| Requirements |
Restate each line word for word. Leave out every picture.

--*--

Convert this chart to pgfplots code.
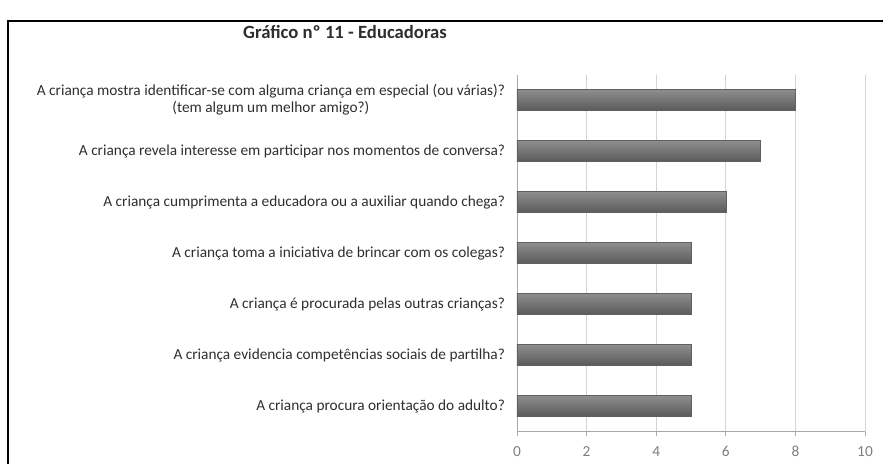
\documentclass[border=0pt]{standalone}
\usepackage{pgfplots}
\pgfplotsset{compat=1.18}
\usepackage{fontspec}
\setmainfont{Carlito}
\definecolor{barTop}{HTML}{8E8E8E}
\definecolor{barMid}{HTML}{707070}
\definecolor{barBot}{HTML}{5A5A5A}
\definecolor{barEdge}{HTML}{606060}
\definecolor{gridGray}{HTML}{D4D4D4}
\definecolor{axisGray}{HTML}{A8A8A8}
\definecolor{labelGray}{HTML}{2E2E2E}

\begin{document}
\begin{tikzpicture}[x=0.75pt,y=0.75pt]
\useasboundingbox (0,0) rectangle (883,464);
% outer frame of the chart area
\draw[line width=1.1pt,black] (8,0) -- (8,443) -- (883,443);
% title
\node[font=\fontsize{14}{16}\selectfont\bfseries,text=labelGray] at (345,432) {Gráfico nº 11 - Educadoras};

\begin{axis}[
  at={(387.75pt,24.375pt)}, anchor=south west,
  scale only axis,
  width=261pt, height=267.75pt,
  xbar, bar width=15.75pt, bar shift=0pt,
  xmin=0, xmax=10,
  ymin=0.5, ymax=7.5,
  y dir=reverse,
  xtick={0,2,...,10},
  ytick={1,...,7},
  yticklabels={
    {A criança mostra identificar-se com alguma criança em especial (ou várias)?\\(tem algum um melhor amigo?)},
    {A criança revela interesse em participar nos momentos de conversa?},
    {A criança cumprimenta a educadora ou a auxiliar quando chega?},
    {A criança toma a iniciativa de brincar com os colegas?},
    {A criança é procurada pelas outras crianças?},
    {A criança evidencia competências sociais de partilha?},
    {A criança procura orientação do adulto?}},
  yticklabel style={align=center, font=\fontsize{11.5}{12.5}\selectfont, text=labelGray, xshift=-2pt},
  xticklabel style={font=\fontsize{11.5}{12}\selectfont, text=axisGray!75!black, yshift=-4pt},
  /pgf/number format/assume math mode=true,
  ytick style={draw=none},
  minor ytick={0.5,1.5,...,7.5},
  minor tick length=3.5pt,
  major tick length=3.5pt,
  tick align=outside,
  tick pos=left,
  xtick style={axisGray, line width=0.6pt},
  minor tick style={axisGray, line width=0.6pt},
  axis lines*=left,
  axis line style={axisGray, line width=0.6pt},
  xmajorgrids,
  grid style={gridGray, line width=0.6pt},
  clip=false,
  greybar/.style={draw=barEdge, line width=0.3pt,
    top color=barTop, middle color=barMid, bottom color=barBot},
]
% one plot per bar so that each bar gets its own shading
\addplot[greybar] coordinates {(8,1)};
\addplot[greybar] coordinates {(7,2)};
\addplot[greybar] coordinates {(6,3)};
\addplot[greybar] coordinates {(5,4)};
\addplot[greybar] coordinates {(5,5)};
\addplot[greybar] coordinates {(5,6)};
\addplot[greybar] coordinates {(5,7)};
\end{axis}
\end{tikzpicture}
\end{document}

--*--

| Solution to the problem |
Convert this chart to pgfplots code.
\documentclass[border=0pt]{standalone}
\usepackage{pgfplots}
\pgfplotsset{compat=1.18}
\usepackage{fontspec}
\setmainfont{Carlito}
\definecolor{barTop}{HTML}{8E8E8E}
\definecolor{barMid}{HTML}{707070}
\definecolor{barBot}{HTML}{5A5A5A}
\definecolor{barEdge}{HTML}{606060}
\definecolor{gridGray}{HTML}{D4D4D4}
\definecolor{axisGray}{HTML}{A8A8A8}
\definecolor{labelGray}{HTML}{2E2E2E}

\begin{document}
\begin{tikzpicture}[x=0.75pt,y=0.75pt]
\useasboundingbox (0,0) rectangle (883,464);
% outer frame of the chart area
\draw[line width=1.1pt,black] (8,0) -- (8,443) -- (883,443);
% title
\node[font=\fontsize{14}{16}\selectfont\bfseries,text=labelGray] at (345,432) {Gráfico nº 11 - Educadoras};

\begin{axis}[
  at={(387.75pt,24.375pt)}, anchor=south west,
  scale only axis,
  width=261pt, height=267.75pt,
  xbar, bar width=15.75pt, bar shift=0pt,
  xmin=0, xmax=10,
  ymin=0.5, ymax=7.5,
  y dir=reverse,
  xtick={0,2,...,10},
  ytick={1,...,7},
  yticklabels={
    {A criança mostra identificar-se com alguma criança em especial (ou várias)?\\(tem algum um melhor amigo?)},
    {A criança revela interesse em participar nos momentos de conversa?},
    {A criança cumprimenta a educadora ou a auxiliar quando chega?},
    {A criança toma a iniciativa de brincar com os colegas?},
    {A criança é procurada pelas outras crianças?},
    {A criança evidencia competências sociais de partilha?},
    {A criança procura orientação do adulto?}},
  yticklabel style={align=center, font=\fontsize{11.5}{12.5}\selectfont, text=labelGray, xshift=-2pt},
  xticklabel style={font=\fontsize{11.5}{12}\selectfont, text=axisGray!75!black, yshift=-4pt},
  /pgf/number format/assume math mode=true,
  ytick style={draw=none},
  minor ytick={0.5,1.5,...,7.5},
  minor tick length=3.5pt,
  major tick length=3.5pt,
  tick align=outside,
  tick pos=left,
  xtick style={axisGray, line width=0.6pt},
  minor tick style={axisGray, line width=0.6pt},
  axis lines*=left,
  axis line style={axisGray, line width=0.6pt},
  xmajorgrids,
  grid style={gridGray, line width=0.6pt},
  clip=false,
  greybar/.style={draw=barEdge, line width=0.3pt,
    top color=barTop, middle color=barMid, bottom color=barBot},
]
% one plot per bar so that each bar gets its own shading
\addplot[greybar] coordinates {(8,1)};
\addplot[greybar] coordinates {(7,2)};
\addplot[greybar] coordinates {(6,3)};
\addplot[greybar] coordinates {(5,4)};
\addplot[greybar] coordinates {(5,5)};
\addplot[greybar] coordinates {(5,6)};
\addplot[greybar] coordinates {(5,7)};
\end{axis}
\end{tikzpicture}
\end{document}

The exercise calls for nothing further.